Overall, if you've been through a heart-break you will appreciate what is covered in this book. If you are trying to drop those Fuckboys, this book can also be a guide.
I loved this book. It was a quick read with lots of great information. I love Erin's honesty and sense of humor and think this is a great book for all women who date men. Erin's writing is relatable and it's one of the few books I have read on dating and love that does not sugarcoat anything and is truly honest about the way men are socialized to be trash.
5 stars because Erin McLaughlin is fucking hilarious. 5 stars because she hits the nail on the head.
I’ve been going through this moment of trying to consider what love means to me and what role romantic love plays or should play in my life. This book really highlighted so many key elements of the ways that I think about romantic love and it was just such a blessing to read this short, with the times, down-to-earth book by someone who has experienced many of my romantic life experiences. Somebody who understands what I’m thinking. Black women know black women. This is a book for us.
I’ve recommended this book to a few of my friends and will continue to do so.
I can almost hear the loud complaints from men who’d read this book, but whatever man. It’s not for you.
This book is absolutely not for me and not at all a vibe that I understand, and I would buy a dozen more in support of the author (and her revenge). The entire text seems like a bunch of doubletalk, affirming and denying in equal measure, and often right in a row. A choose-your-own horoscope, if you will. That being said, it seems like just the thing to read if you know what you want to do, or have a big decision to make that you need some confidence in making, because whatever reasons you need to justify what you're about to do, this book has them in spades. It was a very interesting read, but I couldn't really connect to it.

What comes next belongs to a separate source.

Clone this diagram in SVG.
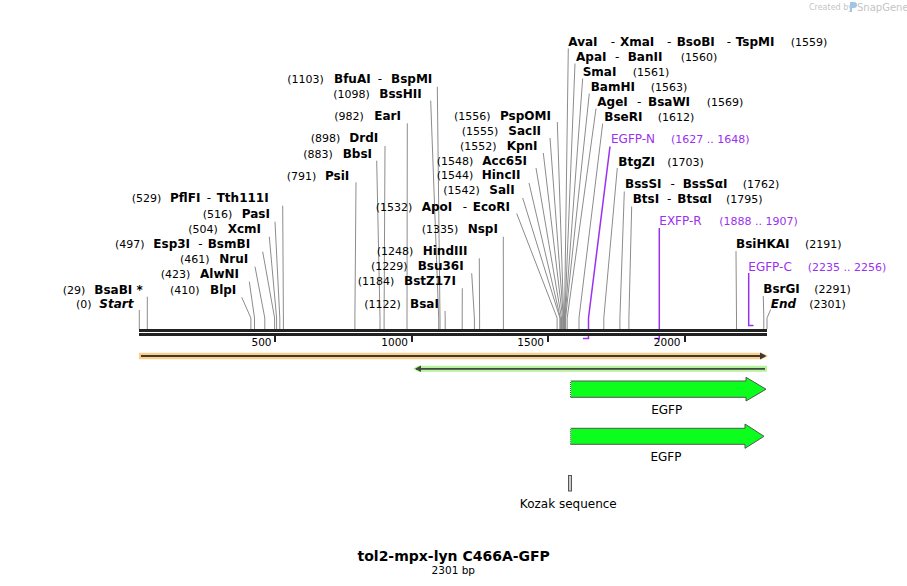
<svg xmlns="http://www.w3.org/2000/svg" width="907" height="586" viewBox="0 0 907 586">
<style>
text{font-family:"DejaVu Sans",Verdana,sans-serif;fill:#000}
.n{font-size:12px;font-weight:bold}
.i{font-style:italic}
.p{font-size:11px}
.s{font-size:12px}
.pu{fill:#9b30f0}
.t{font-size:10.5px}
.ln{fill:none;stroke:#8c8c8c;stroke-width:1}
.lp{fill:none;stroke:#9b30f0;stroke-width:1.5}
.feat{fill:#0cff1c;stroke:#555;stroke-width:1}
</style>
<rect width="907" height="586" fill="#fff"/>
<g id="logo">
<text x="809" y="10" style="font-size:8px;fill:#c4c4c4">Created by</text>
<path d="M850,2 h4 a2,2 0 0 1 0,6 h-2 v4 h-2 z" fill="#9fc6e8"/>
<text x="857" y="11" style="font-size:10px;fill:#c4c4c4">SnapGene</text>
</g>
<g id="connectors">
<polyline class="ln" points="568.3,48.5 564.5,318 564.5,329"/>
<polyline class="ln" points="575,63.5 564.8,318 564.8,329"/>
<polyline class="ln" points="582.7,78.5 565.1,318 565.1,329"/>
<polyline class="ln" points="589.3,93.5 565.6,318 565.6,329"/>
<polyline class="ln" points="596,108.5 567.2,318 567.2,329"/>
<polyline class="ln" points="602.7,123.5 579,318 579,329"/>
<polyline class="lp" points="610,146.5 588.5,318 588.5,338.5 583,338.5"/>
<polyline class="ln" points="617.3,168 603.8,318 603.8,329"/>
<polyline class="ln" points="624.3,191.5 619.9,318 619.9,329"/>
<polyline class="ln" points="631.7,206.5 628.9,318 628.9,329"/>
<polyline class="lp" points="659.3,228 659.3,338.5 654.3,338.5"/>
<polyline class="ln" points="736,251 736.5,318 736.5,329"/>
<polyline class="lp" points="748.7,273 748.7,325.5 753.5,325.5"/>
<polyline class="ln" points="763.3,296 763.8,318 763.8,329"/>
<polyline class="ln" points="770.7,309.5 767,318 767,329"/>
<polyline class="ln" points="437.3,86.7 440,318 440,329"/>
<polyline class="ln" points="430.7,100.7 438.7,318 438.7,329"/>
<polyline class="ln" points="407.3,123.3 407,318 407,329"/>
<polyline class="ln" points="385,146 384.1,318 384.1,329"/>
<polyline class="ln" points="376.7,160.7 380,318 380,329"/>
<polyline class="ln" points="356,182.3 354.9,318 354.9,329"/>
<polyline class="ln" points="557.3,122 563.7,318 563.7,329"/>
<polyline class="ln" points="550,138 563.4,318 563.4,329"/>
<polyline class="ln" points="543.3,153 562.6,318 562.6,329"/>
<polyline class="ln" points="536,168 561.5,318 561.5,329"/>
<polyline class="ln" points="529,183 560.4,318 560.4,329"/>
<polyline class="ln" points="522.7,198 559.9,318 559.9,329"/>
<polyline class="ln" points="516.7,213.5 557.1,318 557.1,329"/>
<polyline class="ln" points="503.3,236.7 503.4,318 503.4,329"/>
<polyline class="ln" points="479.3,258.3 479.6,318 479.6,329"/>
<polyline class="ln" points="471.7,273.3 474.4,318 474.4,329"/>
<polyline class="ln" points="462.3,288.3 462.2,318 462.2,329"/>
<polyline class="ln" points="445,311 445.2,318 445.2,329"/>
<polyline class="ln" points="282.7,205.7 283.4,318 283.4,329"/>
<polyline class="ln" points="275,221.7 279.8,318 279.8,329"/>
<polyline class="ln" points="269.3,236.7 276.6,318 276.6,329"/>
<polyline class="ln" points="262.7,251.7 274.6,318 274.6,329"/>
<polyline class="ln" points="255,266.7 264.8,318 264.8,329"/>
<polyline class="ln" points="249.3,281.7 254.5,318 254.5,329"/>
<polyline class="ln" points="241.7,297.3 250.9,318 250.9,329"/>
<polyline class="ln" points="147.3,296.7 147.3,318 147.3,329"/>
<polyline class="ln" points="139.3,310 139.3,329"/>
</g>
<g id="axis">
<rect x="139" y="329" width="628" height="7" fill="#222"/>
<rect x="139" y="332" width="628" height="1" fill="#fff"/>
<rect x="274" y="336" width="2" height="6" fill="#222"/>
<rect x="411" y="336" width="2" height="6" fill="#222"/>
<rect x="547" y="336" width="2" height="6" fill="#222"/>
<rect x="684" y="336" width="2" height="6" fill="#222"/>
<text class="t" x="271.5" y="345.7" text-anchor="end">500</text>
<text class="t" x="408" y="345.7" text-anchor="end">1000</text>
<text class="t" x="544" y="345.7" text-anchor="end">1500</text>
<text class="t" x="680.5" y="345.7" text-anchor="end">2000</text>
</g>
<g id="orange-bar">
<path d="M139,352.7 H762 L768,356 L762,359.2 H139 Z" fill="#fdcf86"/>
<line x1="141" y1="356" x2="764" y2="356" stroke="#3a3a3a" stroke-width="1.8"/>
<path d="M760,352.5 L766.5,356 L760,359.5 Z" fill="#3a3a3a"/>
</g>
<g id="green-bar">
<path d="M413,368.8 L418,365.8 H767 V371.8 H418 Z" fill="#b8f19c"/>
<line x1="416" y1="368.8" x2="765" y2="368.8" stroke="#3f4a3f" stroke-width="1.8"/>
<path d="M415,368.8 L421,365.5 L421,372 Z" fill="#3f4a3f"/>
</g>
<g id="egfp1">
<path class="feat" d="M570.5,381 H746 V377.3 L766,389.2 L746,401 V397.3 H570.5 Z"/>
<line x1="570.5" y1="381" x2="570.5" y2="397.3" stroke="#fff" stroke-width="1" stroke-dasharray="1,1"/>
<text x="666.7" y="414.3" text-anchor="middle" style="font-size:12px">EGFP</text>
</g>
<g id="egfp2">
<path class="feat" d="M570.5,428.3 H745 V424 L764,436.3 L745,448.3 V444.3 H570.5 Z"/>
<line x1="570.5" y1="428.3" x2="570.5" y2="444.3" stroke="#fff" stroke-width="1" stroke-dasharray="1,1"/>
<text x="666" y="461" text-anchor="middle" style="font-size:12px">EGFP</text>
</g>
<g id="kozak">
<rect x="568.5" y="475.5" width="3" height="15.5" fill="#ccc" stroke="#555" stroke-width="1"/>
<text x="568.3" y="507.5" text-anchor="middle" style="font-size:12px">Kozak sequence</text>
</g>
<g id="title">
<text x="453.7" y="560.5" text-anchor="middle" style="font-size:14px;font-weight:bold">tol2-mpx-lyn C466A-GFP</text>
<text x="453.3" y="574" text-anchor="middle" style="font-size:10.5px">2301 bp</text>
</g>
<g id="AvaI"><text y="45.7"><tspan class="n" x="568.3">AvaI</tspan><tspan class="s" x="610.7">-</tspan><tspan class="n" x="620">XmaI</tspan><tspan class="s" x="667">-</tspan><tspan class="n" x="676.7">BsoBI</tspan><tspan class="s" x="726.7">-</tspan><tspan class="n" x="735.7">TspMI</tspan><tspan class="p" x="790.7">(1559)</tspan></text></g>
<g id="ApaI"><text y="60.7"><tspan class="n" x="576">ApaI</tspan><tspan class="s" x="615">-</tspan><tspan class="n" x="627.7">BanII</tspan><tspan class="p" x="680.7">(1560)</tspan></text></g>
<g id="SmaI"><text y="76"><tspan class="n" x="582.7">SmaI</tspan><tspan class="p" x="632.7">(1561)</tspan></text></g>
<g id="BamHI"><text y="90.7"><tspan class="n" x="590.7">BamHI</tspan><tspan class="p" x="650.7">(1563)</tspan></text></g>
<g id="AgeI"><text y="105.7"><tspan class="n" x="597.3">AgeI</tspan><tspan class="s" x="637">-</tspan><tspan class="n" x="648">BsaWI</tspan><tspan class="p" x="706.7">(1569)</tspan></text></g>
<g id="BseRI"><text y="121"><tspan class="n" x="604.3">BseRI</tspan><tspan class="p" x="657.7">(1612)</tspan></text></g>
<g id="EGFP-N"><text y="143.3" class="pu"><tspan class="s pu" x="611">EGFP-N</tspan><tspan class="p pu" x="671">(1627 .. 1648)</tspan></text></g>
<g id="BtgZI"><text y="166"><tspan class="n" x="618.3">BtgZI</tspan><tspan class="p" x="667.3">(1703)</tspan></text></g>
<g id="BssSI"><text y="188.3"><tspan class="n" x="625">BssSI</tspan><tspan class="s" x="670.5">-</tspan><tspan class="n" x="682.7">BssSαI</tspan><tspan class="p" x="742.7">(1762)</tspan></text></g>
<g id="BtsI"><text y="203.3"><tspan class="n" x="632.7">BtsI</tspan><tspan class="s" x="667">-</tspan><tspan class="n" x="677.3">BtsαI</tspan><tspan class="p" x="726">(1795)</tspan></text></g>
<g id="EXFP-R"><text y="225"><tspan class="s pu" x="659.3">EXFP-R</tspan><tspan class="p pu" x="719.3">(1888 .. 1907)</tspan></text></g>
<g id="BsiHKAI"><text y="248.3"><tspan class="n" x="736">BsiHKAI</tspan><tspan class="p" x="805">(2191)</tspan></text></g>
<g id="EGFP-C"><text y="271"><tspan class="s pu" x="748.3">EGFP-C</tspan><tspan class="p pu" x="807.7">(2235 .. 2256)</tspan></text></g>
<g id="BsrGI"><text y="293.3"><tspan class="n" x="763.3">BsrGI</tspan><tspan class="p" x="814.3">(2291)</tspan></text></g>
<g id="End"><text y="308.3"><tspan class="n i" x="770.7">End</tspan><tspan class="p" x="809.3">(2301)</tspan></text></g>
<g id="BfuAI"><text y="83.3"><tspan class="p" x="287.3">(1103)</tspan><tspan class="n" x="334">BfuAI</tspan><tspan class="s" x="377.7">-</tspan><tspan class="n" x="391">BspMI</tspan></text></g>
<g id="BssHII"><text y="98.3"><tspan class="p" x="333.3">(1098)</tspan><tspan class="n" x="379.3">BssHII</tspan></text></g>
<g id="EarI"><text y="120"><tspan class="p" x="334.3">(982)</tspan><tspan class="n" x="374.3">EarI</tspan></text></g>
<g id="DrdI"><text y="142.3"><tspan class="p" x="310.7">(898)</tspan><tspan class="n" x="349.3">DrdI</tspan></text></g>
<g id="BbsI"><text y="157.7"><tspan class="p" x="303.3">(883)</tspan><tspan class="n" x="342.7">BbsI</tspan></text></g>
<g id="PsiI"><text y="180"><tspan class="p" x="286.7">(791)</tspan><tspan class="n" x="325">PsiI</tspan></text></g>
<g id="PspOMI"><text y="120"><tspan class="p" x="454">(1556)</tspan><tspan class="n" x="500">PspOMI</tspan></text></g>
<g id="SacII"><text y="135"><tspan class="p" x="461.7">(1555)</tspan><tspan class="n" x="508.3">SacII</tspan></text></g>
<g id="KpnI"><text y="150"><tspan class="p" x="460">(1552)</tspan><tspan class="n" x="506.7">KpnI</tspan></text></g>
<g id="Acc65I"><text y="165"><tspan class="p" x="436.7">(1548)</tspan><tspan class="n" x="482.3">Acc65I</tspan></text></g>
<g id="HincII"><text y="179.3"><tspan class="p" x="436.7">(1544)</tspan><tspan class="n" x="481.7">HincII</tspan></text></g>
<g id="SalI"><text y="194.3"><tspan class="p" x="443.3">(1542)</tspan><tspan class="n" x="489.3">SalI</tspan></text></g>
<g id="ApoI"><text y="211"><tspan class="p" x="375.7">(1532)</tspan><tspan class="n" x="421.7">ApoI</tspan><tspan class="s" x="462.7">-</tspan><tspan class="n" x="472.7">EcoRI</tspan></text></g>
<g id="NspI"><text y="233.3"><tspan class="p" x="421.7">(1335)</tspan><tspan class="n" x="467.7">NspI</tspan></text></g>
<g id="HindIII"><text y="255"><tspan class="p" x="376.7">(1248)</tspan><tspan class="n" x="422.7">HindIII</tspan></text></g>
<g id="Bsu36I"><text y="270"><tspan class="p" x="371">(1229)</tspan><tspan class="n" x="417.7">Bsu36I</tspan></text></g>
<g id="BstZ17I"><text y="285"><tspan class="p" x="357.7">(1184)</tspan><tspan class="n" x="404">BstZ17I</tspan></text></g>
<g id="BsaI"><text y="308.3"><tspan class="p" x="364.3">(1122)</tspan><tspan class="n" x="410">BsaI</tspan></text></g>
<g id="PflFI"><text y="202.3"><tspan class="p" x="131.7">(529)</tspan><tspan class="n" x="170">PflFI</tspan><tspan class="s" x="206.7">-</tspan><tspan class="n" x="216.7">Tth111I</tspan></text></g>
<g id="PasI"><text y="218.3"><tspan class="p" x="202.7">(516)</tspan><tspan class="n" x="241.7">PasI</tspan></text></g>
<g id="XcmI"><text y="233.3"><tspan class="p" x="188.3">(504)</tspan><tspan class="n" x="227.7">XcmI</tspan></text></g>
<g id="Esp3I"><text y="248.3"><tspan class="p" x="115">(497)</tspan><tspan class="n" x="153.3">Esp3I</tspan><tspan class="s" x="198.3">-</tspan><tspan class="n" x="207.7">BsmBI</tspan></text></g>
<g id="NruI"><text y="263.3"><tspan class="p" x="180">(461)</tspan><tspan class="n" x="219.3">NruI</tspan></text></g>
<g id="AlwNI"><text y="278.3"><tspan class="p" x="160.7">(423)</tspan><tspan class="n" x="200">AlwNI</tspan></text></g>
<g id="BlpI"><text y="294"><tspan class="p" x="170">(410)</tspan><tspan class="n" x="210">BlpI</tspan></text></g>
<g id="BsaBI"><text y="294"><tspan class="p" x="62.7">(29)</tspan><tspan class="n" x="94.3">BsaBI *</tspan></text></g>
<g id="Start"><text y="308.3"><tspan class="p" x="76">(0)</tspan><tspan class="n i" x="99.3">Start</tspan></text></g>
</svg>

I think that this book is a perfect guide for someone who is going through a break up or just trying to figure life out. The factor that she is so real, raw and uncut makes this book better because I could relate.
One of the more humbling titles on my bookshelf (right next to the Smart Girl's Guide to Getting Broke Up With...yup), this millennial guide was at times profound, riddled with typos and a hasty pace, and all around a hilarious read was definitely a snappy read.